Called "drive-by broadcasting," the service will take advantage of the time customers spend in line by providing them with information on banking hours and a variety of bank products, said Don F. Doiron, senior vice president at Chase Federal.
"We're very excited about this new marketing technique. It allows us to alleviate the boredom of waiting in line by using that time to expedite service, educate our customers, and market new products to them while they are focused on financial matters."
The new branch and drive-by service will begin operating later this month, said Mr. Doiron.
To provide the service, the bank will use a portable FM radio transmitter designed by Drive-By-Broadcasting of Miami, the company that developed the service. The transmitter broadcasts prerecorded messages from a continuous loop cassette tape. Customers entering a drive-through lane will see a sign indicating the frequency, said Mr. Doiron. Messages will be received by those within a 300-yard radius of the transmitter, according to DriveBy officials.
The new drive-through facility will be opened primarily to provide a convenient service channel to attract new checking account customers, said Mr. Doiron. Chase Federal, with approximately $2 billion in assets, has a network of 25 branches in Florida, a handful of which have limited drive-up capacity, he said.
The new branch has six drivethrough lanes and will have extended hours, operating from 7 a.m. to 7 p.m. on weekdays, said Mr. Doiron. He added that the drive-by service will be a good way to promote the opening of the new branch and will probably be used in two other branches the bank is acquiring.
Developed by Ex-Broker
Drive-by broadcasting was developed by Miami entrepreneur Tyson D. Ferrer, a former stock broker who founded Drive-ByBroadcasting of Miami several years ago.
The company originally targeted the real estate market. The idea was to allow customers interested in purchasing a home to drive up, tune in to a radio frequency indicated on a sign, and hear information about the house, such as square footage, decor, and other amenities.
According to Mr. Ferrer, the company decided to market a similar service to the financial industry.

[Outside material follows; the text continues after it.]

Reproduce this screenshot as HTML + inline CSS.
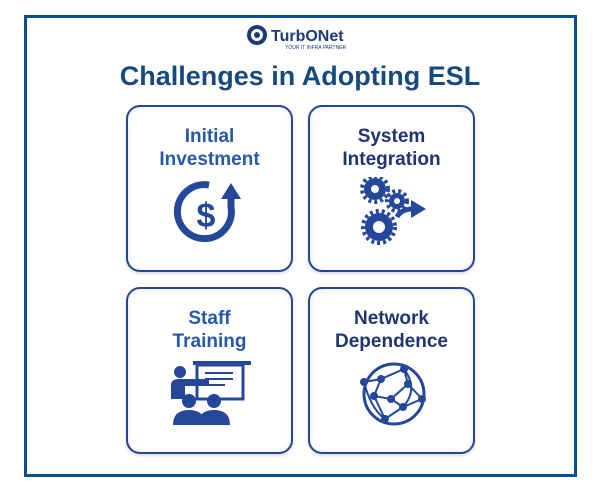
<!DOCTYPE html>
<html><head><style>
body{margin:0;width:600px;height:500px;background:#fff;position:relative;font-family:"Liberation Sans",sans-serif;overflow:hidden}
.frame{position:absolute;left:24px;top:15px;width:547px;height:456px;border:3px solid #0b4f8f}
.card{position:absolute;width:163px;height:163px;border:2px solid #24478f;border-radius:14px;background:#fff;box-shadow:inset 0 0 6px #e3e8f0,0 2px 3px #ddd;text-align:center}
.card .t{margin-top:18px;font-weight:bold;font-size:19px;line-height:23px}
.card svg{position:absolute;left:41px;top:70px}
</style></head><body>
<div class="frame"></div>
<svg style="position:absolute;left:245px;top:23px" width="120" height="30">
<circle cx="12" cy="12" r="10" fill="#1d3a78"/><circle cx="12" cy="12" r="6" fill="#fff"/><circle cx="12" cy="12" r="3" fill="#1d3a78"/>
<text x="26" y="18" font-family="Liberation Sans" font-weight="bold" font-size="16" fill="#1d3a78">TurbONet</text>
<text x="40" y="26" font-family="Liberation Sans" font-size="5" fill="#1d3a78">YOUR IT INFRA PARTNER</text>
</svg>
<div style="position:absolute;left:0;width:600px;top:61px;text-align:center;font-weight:bold;font-size:27px;color:#174a7c">Challenges in Adopting ESL</div>

<div class="card" style="left:126px;top:105px"><div class="t" style="color:#2659a6">Initial<br>Investment</div>
<svg width="85" height="70" viewBox="0 0 85 70"><path d="M40 8 A27 27 0 1 0 62 30 L62 20" fill="none" stroke="#24479a" stroke-width="7"/><path d="M52 22 L62 6 L72 22Z" fill="#24479a"/><text x="37" y="50" text-anchor="middle" font-family="Liberation Sans" font-weight="bold" font-size="34" fill="#24479a">$</text></svg></div>

<div class="card" style="left:308px;top:105px"><div class="t" style="color:#1f3570">System<br>Integration</div>
<svg width="85" height="70" viewBox="0 0 85 70"><g fill="#24479a"><circle cx="24" cy="12" r="11"/><circle cx="46" cy="24" r="8"/><circle cx="28" cy="50" r="14"/></g><g fill="none" stroke="#24479a" stroke-width="4" stroke-dasharray="3 3"><circle cx="24" cy="12" r="13"/><circle cx="46" cy="24" r="10"/><circle cx="28" cy="50" r="16"/></g><g fill="#fff"><circle cx="24" cy="12" r="4"/><circle cx="46" cy="24" r="3"/><circle cx="28" cy="50" r="6"/></g><path d="M46 40 Q50 32 62 32" stroke="#24479a" stroke-width="5" fill="none"/><path d="M60 23 L75 32 L60 41Z" fill="#24479a"/></svg></div>

<div class="card" style="left:126px;top:287px"><div class="t" style="color:#2659a6">Staff<br>Training</div>
<svg width="85" height="70" viewBox="0 0 85 70"><rect x="24" y="2" width="58" height="4" fill="#24479a"/><rect x="28" y="6" width="46" height="34" fill="none" stroke="#24479a" stroke-width="3"/><g stroke="#24479a" stroke-width="2"><line x1="36" y1="14" x2="64" y2="14"/><line x1="36" y1="20" x2="64" y2="20"/><line x1="36" y1="26" x2="56" y2="26"/></g><g fill="#24479a"><circle cx="11" cy="13" r="6"/><path d="M2 40 V26 Q2 20 10 20 L40 20 L40 27 L16 27 V40Z"/><circle cx="20" cy="42" r="7"/><circle cx="45" cy="42" r="7"/><path d="M4 66 Q4 51 20 51 Q36 51 36 66Z"/><path d="M29 66 Q29 51 45 51 Q61 51 61 66Z"/></g></svg></div>

<div class="card" style="left:308px;top:287px"><div class="t" style="color:#1f3570">Network<br>Dependence</div>
<svg width="85" height="70" viewBox="0 0 85 70"><circle cx="43" cy="35" r="30" fill="none" stroke="#24479a" stroke-width="3"/><g stroke="#24479a" stroke-width="2" fill="none"><path d="M13 23 L30 20 L53 10 L57 25 L40 40 L23 37 L30 20"/><path d="M57 25 L71 40 L52 48 L40 40 M52 48 L34 60 L23 37 M53 10 Q68 30 52 48 M13 23 Q20 50 34 60"/></g><g fill="#24479a"><circle cx="13" cy="23" r="4"/><circle cx="30" cy="20" r="4"/><circle cx="53" cy="10" r="4"/><circle cx="57" cy="25" r="4"/><circle cx="23" cy="37" r="4"/><circle cx="40" cy="40" r="4"/><circle cx="71" cy="40" r="4"/><circle cx="52" cy="48" r="4"/><circle cx="34" cy="60" r="4"/></g></svg></div>
</body></html>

A bank leases one or more transmitters per location. Each transmitter broadcasts on a specific frequency, making use of those available in between radio station frequencies, said Mr. Ferrer.
The bank develops a script, from 15 seconds to 12 minutes in length, which is given to Drive-By for professional recording in a studio, using national talent and background music, said Mr. Ferrer.
Banks desiring to reach multi-lingual markets can develop messages in different languages and broadcast them simultaneously from two different transmitters.
Drive-By produces four programs a year for the bank for free, said Mr. Ferrer. Anything over that number costs about $100 per production, plus $20 for each duplicate the bank wants for use in other branches. Cost for the transmitter depends on the length of the lease term and the number of branches involved, he said. Also included in the service is a replacement warranty that guarantees a new unit within 24 hours in the event of any malfunctions.